• [STATED EXERCISE]: Look through the material below for "Recreate". Copy every line that contains it.

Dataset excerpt
• • •

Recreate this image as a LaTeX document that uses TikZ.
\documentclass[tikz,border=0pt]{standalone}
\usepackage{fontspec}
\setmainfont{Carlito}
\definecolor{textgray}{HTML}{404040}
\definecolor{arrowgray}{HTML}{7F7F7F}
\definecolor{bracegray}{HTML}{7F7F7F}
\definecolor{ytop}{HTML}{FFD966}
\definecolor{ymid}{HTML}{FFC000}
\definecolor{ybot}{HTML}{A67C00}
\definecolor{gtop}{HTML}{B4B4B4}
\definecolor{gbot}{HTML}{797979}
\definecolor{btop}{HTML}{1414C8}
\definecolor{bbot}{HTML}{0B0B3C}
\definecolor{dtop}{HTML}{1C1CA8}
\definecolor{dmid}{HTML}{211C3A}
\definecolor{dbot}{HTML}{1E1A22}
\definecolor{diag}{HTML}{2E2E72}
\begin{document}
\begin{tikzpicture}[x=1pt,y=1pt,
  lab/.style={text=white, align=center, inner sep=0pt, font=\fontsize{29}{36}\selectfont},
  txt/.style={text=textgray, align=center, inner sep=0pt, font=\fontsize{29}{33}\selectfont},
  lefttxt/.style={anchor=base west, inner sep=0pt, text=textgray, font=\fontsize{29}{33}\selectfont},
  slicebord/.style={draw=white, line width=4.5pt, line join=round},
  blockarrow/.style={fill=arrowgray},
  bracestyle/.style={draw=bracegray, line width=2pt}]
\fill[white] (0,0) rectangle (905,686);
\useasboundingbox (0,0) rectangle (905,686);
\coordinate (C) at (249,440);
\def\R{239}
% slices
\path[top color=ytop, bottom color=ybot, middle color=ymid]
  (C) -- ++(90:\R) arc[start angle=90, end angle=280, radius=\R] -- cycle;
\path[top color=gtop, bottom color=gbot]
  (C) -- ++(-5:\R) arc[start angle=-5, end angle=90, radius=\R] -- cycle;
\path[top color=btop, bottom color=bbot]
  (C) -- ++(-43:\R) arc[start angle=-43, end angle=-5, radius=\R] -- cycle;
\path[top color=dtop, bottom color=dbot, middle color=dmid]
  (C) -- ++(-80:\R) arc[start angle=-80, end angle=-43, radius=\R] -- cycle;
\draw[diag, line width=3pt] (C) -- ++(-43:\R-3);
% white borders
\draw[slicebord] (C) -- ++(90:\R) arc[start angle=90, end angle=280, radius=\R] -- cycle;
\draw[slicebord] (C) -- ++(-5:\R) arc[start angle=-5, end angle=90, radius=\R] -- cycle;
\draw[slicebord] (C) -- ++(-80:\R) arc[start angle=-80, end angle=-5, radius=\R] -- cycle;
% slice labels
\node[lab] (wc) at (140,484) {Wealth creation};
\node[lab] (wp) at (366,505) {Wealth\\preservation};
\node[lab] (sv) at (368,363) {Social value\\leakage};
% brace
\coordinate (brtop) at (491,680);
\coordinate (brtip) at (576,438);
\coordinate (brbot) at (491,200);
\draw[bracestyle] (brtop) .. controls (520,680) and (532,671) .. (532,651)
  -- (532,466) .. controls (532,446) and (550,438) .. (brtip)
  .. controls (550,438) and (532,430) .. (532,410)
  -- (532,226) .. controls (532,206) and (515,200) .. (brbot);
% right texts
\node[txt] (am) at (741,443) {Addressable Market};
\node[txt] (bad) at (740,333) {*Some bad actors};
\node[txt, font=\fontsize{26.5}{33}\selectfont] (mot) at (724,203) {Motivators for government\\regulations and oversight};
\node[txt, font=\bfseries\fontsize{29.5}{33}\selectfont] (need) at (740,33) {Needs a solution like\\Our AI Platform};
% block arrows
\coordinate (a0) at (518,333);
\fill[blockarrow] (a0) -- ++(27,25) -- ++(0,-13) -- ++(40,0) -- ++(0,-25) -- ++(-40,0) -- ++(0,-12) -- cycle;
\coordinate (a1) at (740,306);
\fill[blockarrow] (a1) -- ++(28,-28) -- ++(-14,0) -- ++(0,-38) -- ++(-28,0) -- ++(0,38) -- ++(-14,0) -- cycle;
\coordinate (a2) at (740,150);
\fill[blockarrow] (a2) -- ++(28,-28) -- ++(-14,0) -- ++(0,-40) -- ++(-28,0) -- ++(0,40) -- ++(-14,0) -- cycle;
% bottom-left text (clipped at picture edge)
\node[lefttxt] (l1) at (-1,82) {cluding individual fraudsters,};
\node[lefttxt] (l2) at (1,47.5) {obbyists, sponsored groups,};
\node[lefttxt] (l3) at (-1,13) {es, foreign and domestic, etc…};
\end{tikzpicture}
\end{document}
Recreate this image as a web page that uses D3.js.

• • •

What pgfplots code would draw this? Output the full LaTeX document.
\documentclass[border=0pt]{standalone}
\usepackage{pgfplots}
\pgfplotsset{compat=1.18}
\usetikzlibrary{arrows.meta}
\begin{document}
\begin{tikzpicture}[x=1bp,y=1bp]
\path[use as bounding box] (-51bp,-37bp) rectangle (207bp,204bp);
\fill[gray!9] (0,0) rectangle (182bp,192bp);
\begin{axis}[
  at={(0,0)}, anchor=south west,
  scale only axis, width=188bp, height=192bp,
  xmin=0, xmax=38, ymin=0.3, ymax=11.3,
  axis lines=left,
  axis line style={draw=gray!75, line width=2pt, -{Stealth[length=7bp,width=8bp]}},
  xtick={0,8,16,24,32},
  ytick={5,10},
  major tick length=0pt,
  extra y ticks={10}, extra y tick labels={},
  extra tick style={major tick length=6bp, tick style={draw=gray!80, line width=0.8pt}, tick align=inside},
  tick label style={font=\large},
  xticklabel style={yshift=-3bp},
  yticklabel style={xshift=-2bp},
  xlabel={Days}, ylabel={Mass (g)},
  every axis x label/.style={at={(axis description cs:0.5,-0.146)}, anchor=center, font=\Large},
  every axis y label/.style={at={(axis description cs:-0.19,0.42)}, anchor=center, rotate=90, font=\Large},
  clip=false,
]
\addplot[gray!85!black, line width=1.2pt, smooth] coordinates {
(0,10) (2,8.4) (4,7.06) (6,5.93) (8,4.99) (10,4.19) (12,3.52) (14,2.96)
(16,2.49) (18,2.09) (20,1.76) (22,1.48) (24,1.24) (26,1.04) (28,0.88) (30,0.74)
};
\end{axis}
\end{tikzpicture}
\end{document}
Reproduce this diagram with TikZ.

• • •

• [RIGHT ANSWER]:
Recreate this image as a LaTeX document that uses TikZ.
Recreate this image as a web page that uses D3.js.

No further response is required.